The European Council also endorsed an excellent work programme drawn up by Home Affairs and Justice Ministers. In particular, it agreed to an Anglo-German proposal that the EUROPOL drugs unit should be set up forthwith and that the EUROPOL convention should be completed by October next year. Community action in this matter has a valuable contribution to make in the international fight against organised crime, drug trafficking and illegal immigration.

That particular decision illustrates a new appreciation in the Community of a distinction that we have long sought to make clear: between actions sensibly conducted in co-operation with our European partners, and policies which are for national Governments to decide. The principle of subsidiarity is now producing concrete results.

In Brussels, we secured agreement to repeal, withdraw or amend 17 directives out of a list of 24 put to the Commission jointly by the British and French Governments. Other Governments will now, I believe, follow suit. In particular, the German Government are pressing their own proposals to extend subsidiarity further. The necessary procedures are in place to ensure that that process continues. We are determined to maintain high standards, but we are determined, too, to simplify European legislation to make it less intrusive and to leave more room for national choice.

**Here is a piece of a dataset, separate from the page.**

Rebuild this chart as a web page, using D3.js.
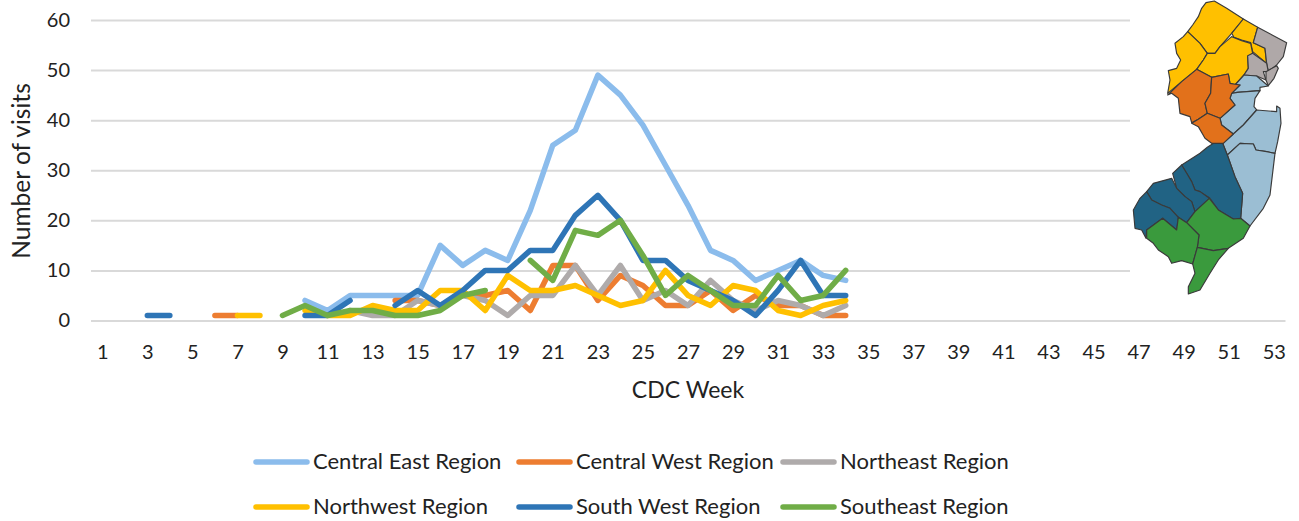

The European Council also discussed foreign policy issues. Foreign Ministers discussed with Lord Owen the position in former Yugoslavia. Although there has been some improvement in the delivery of humanitarian aid, obstacles to a political settlement in Bosnia remain. In a further effort towards peace, Foreign Ministers invited the parties to the conflict to a meeting in Brussels on 22 December. As the winter sets in and the suffering of the population intensifies, we must continue to seek a political settlement, however difficult this will be.

We also discussed the French Prime Minister's initiative for a pact on stability which aims to promote stability and regional co-operation in central and eastern Europe. A launch conference will be held in Paris in the spring of next year.

I also had a useful meeting with President Yeltsin, who subsequently met the European Heads of State and Government.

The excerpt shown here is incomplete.